**What the exercise asks:** Using the listing below, give the number of lines where "with" appears, and nothing else.

--- start Records provided ---

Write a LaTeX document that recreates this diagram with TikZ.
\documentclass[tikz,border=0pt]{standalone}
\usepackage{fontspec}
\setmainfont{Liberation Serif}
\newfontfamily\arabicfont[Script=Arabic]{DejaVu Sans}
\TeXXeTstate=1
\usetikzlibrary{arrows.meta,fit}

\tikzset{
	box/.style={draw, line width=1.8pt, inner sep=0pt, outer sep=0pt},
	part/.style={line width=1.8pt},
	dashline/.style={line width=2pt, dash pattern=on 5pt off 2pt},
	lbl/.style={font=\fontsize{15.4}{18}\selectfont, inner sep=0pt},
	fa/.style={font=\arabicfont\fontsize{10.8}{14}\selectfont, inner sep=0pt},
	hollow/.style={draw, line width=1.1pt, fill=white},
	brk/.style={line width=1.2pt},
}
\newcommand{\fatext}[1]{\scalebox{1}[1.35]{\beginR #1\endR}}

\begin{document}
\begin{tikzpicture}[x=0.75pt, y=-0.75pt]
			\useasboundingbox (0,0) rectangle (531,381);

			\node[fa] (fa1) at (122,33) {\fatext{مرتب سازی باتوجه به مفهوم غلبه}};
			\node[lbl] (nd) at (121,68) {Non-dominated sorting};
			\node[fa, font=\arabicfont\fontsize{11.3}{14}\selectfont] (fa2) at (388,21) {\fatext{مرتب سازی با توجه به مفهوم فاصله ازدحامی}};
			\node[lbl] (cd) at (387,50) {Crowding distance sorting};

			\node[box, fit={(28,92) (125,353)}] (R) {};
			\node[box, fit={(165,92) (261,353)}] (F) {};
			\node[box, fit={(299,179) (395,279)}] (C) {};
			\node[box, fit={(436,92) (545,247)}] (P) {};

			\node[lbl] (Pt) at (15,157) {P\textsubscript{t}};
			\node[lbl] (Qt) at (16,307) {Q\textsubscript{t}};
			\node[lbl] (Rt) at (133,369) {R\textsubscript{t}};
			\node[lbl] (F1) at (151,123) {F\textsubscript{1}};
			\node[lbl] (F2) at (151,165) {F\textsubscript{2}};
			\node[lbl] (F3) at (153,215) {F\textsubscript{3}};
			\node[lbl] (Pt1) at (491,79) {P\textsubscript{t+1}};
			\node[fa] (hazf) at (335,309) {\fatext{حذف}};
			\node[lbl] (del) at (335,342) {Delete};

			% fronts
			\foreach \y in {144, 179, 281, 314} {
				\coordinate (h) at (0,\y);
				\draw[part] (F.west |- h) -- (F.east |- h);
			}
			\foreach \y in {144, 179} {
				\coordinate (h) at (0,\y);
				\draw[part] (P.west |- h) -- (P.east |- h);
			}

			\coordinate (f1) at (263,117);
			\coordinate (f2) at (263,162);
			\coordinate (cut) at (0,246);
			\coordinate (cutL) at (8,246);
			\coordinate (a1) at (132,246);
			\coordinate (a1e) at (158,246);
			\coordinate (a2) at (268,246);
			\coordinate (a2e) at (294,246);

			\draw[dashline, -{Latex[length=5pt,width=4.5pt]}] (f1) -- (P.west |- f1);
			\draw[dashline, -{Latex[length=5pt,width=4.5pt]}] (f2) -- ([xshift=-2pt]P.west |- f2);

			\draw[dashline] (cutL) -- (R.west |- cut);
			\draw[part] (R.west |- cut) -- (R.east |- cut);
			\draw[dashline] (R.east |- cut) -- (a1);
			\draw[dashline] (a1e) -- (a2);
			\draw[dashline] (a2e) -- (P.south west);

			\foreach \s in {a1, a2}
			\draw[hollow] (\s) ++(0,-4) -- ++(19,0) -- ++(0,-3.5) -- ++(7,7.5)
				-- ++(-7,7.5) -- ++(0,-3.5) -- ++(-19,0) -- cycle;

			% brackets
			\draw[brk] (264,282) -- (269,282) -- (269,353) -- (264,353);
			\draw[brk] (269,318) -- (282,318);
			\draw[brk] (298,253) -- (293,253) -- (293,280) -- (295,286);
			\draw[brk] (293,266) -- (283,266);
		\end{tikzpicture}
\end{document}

--- end Records provided ---
--- start Records provided ---

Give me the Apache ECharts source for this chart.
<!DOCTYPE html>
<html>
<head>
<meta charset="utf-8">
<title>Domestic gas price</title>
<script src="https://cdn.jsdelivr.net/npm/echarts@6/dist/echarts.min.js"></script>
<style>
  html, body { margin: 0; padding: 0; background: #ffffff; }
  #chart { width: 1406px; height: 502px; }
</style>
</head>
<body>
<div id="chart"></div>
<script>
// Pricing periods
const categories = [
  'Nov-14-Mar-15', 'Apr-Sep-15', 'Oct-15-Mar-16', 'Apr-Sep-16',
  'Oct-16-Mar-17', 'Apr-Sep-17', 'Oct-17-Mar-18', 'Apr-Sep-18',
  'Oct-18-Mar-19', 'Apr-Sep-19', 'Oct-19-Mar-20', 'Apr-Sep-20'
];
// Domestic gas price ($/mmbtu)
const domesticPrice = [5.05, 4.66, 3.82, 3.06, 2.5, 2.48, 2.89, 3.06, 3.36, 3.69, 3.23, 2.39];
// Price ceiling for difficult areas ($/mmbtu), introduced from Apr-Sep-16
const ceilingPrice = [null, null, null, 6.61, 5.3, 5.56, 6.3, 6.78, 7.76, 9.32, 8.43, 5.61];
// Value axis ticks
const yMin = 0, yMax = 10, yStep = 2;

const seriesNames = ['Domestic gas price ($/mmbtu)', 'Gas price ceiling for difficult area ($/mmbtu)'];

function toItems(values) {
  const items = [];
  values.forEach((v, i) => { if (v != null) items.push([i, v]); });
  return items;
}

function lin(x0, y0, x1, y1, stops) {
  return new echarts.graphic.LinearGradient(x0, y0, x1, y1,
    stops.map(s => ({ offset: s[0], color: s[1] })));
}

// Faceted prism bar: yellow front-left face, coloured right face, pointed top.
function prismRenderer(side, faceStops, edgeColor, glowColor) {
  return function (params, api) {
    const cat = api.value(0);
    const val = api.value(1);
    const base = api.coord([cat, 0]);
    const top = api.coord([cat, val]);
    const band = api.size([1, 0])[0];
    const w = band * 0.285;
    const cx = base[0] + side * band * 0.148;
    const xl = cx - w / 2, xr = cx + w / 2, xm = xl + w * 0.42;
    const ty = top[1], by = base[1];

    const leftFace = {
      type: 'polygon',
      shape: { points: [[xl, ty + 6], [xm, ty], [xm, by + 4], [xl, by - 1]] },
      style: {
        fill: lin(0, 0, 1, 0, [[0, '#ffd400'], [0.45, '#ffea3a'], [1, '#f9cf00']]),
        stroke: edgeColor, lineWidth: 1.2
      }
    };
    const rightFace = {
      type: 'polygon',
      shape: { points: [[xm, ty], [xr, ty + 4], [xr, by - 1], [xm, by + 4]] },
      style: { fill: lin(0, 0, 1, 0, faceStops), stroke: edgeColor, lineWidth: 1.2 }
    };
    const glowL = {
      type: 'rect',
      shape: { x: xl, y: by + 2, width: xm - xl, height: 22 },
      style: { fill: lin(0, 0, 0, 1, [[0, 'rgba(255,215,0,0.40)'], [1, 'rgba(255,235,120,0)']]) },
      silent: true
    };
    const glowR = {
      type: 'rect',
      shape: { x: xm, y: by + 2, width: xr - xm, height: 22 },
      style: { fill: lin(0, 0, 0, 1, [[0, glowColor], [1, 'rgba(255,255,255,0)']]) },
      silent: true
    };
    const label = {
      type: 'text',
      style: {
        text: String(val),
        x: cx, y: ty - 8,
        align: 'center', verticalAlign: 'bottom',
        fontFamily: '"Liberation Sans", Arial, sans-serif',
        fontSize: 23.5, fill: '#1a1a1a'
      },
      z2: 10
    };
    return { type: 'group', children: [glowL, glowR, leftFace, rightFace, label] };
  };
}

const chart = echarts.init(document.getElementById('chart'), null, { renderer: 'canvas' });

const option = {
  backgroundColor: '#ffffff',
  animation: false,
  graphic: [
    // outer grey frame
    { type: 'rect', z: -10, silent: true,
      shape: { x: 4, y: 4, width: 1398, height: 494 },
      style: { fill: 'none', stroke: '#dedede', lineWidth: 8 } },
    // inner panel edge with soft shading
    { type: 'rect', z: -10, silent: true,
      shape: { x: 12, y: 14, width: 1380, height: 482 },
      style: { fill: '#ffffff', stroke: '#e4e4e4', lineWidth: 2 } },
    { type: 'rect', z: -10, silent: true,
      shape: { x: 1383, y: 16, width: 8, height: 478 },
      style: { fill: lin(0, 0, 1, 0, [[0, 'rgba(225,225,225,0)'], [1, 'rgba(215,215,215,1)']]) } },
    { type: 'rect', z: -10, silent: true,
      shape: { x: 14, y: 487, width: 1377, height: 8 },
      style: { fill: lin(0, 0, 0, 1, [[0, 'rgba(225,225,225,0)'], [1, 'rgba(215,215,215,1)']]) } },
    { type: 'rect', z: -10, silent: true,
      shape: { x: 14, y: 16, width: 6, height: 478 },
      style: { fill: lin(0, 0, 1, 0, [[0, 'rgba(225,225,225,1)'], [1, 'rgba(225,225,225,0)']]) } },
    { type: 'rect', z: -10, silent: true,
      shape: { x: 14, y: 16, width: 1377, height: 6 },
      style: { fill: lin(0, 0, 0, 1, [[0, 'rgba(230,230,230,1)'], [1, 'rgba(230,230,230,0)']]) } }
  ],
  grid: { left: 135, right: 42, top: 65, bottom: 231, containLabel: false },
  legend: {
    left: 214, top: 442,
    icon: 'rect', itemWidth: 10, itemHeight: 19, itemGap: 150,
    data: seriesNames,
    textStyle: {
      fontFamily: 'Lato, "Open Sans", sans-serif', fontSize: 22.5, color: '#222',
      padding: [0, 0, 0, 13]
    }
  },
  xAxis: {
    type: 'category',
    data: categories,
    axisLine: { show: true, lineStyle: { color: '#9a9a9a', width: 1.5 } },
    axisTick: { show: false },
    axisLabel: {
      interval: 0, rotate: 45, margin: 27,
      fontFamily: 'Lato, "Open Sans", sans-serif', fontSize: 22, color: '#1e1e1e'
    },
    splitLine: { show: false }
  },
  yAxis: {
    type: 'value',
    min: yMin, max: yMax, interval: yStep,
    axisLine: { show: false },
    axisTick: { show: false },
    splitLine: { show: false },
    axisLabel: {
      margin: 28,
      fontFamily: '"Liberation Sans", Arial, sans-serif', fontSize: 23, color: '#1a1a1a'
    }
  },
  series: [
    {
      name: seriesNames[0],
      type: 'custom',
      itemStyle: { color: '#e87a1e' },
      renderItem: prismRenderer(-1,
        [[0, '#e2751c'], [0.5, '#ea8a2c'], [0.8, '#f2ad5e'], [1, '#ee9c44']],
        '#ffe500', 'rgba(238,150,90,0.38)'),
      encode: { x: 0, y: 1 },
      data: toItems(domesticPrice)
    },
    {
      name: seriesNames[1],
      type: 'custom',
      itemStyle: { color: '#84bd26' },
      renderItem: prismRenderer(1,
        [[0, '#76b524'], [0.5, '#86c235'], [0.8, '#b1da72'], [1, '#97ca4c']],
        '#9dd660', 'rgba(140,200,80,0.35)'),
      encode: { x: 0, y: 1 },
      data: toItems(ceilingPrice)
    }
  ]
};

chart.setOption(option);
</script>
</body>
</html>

--- end Records provided ---

**Written response:** 2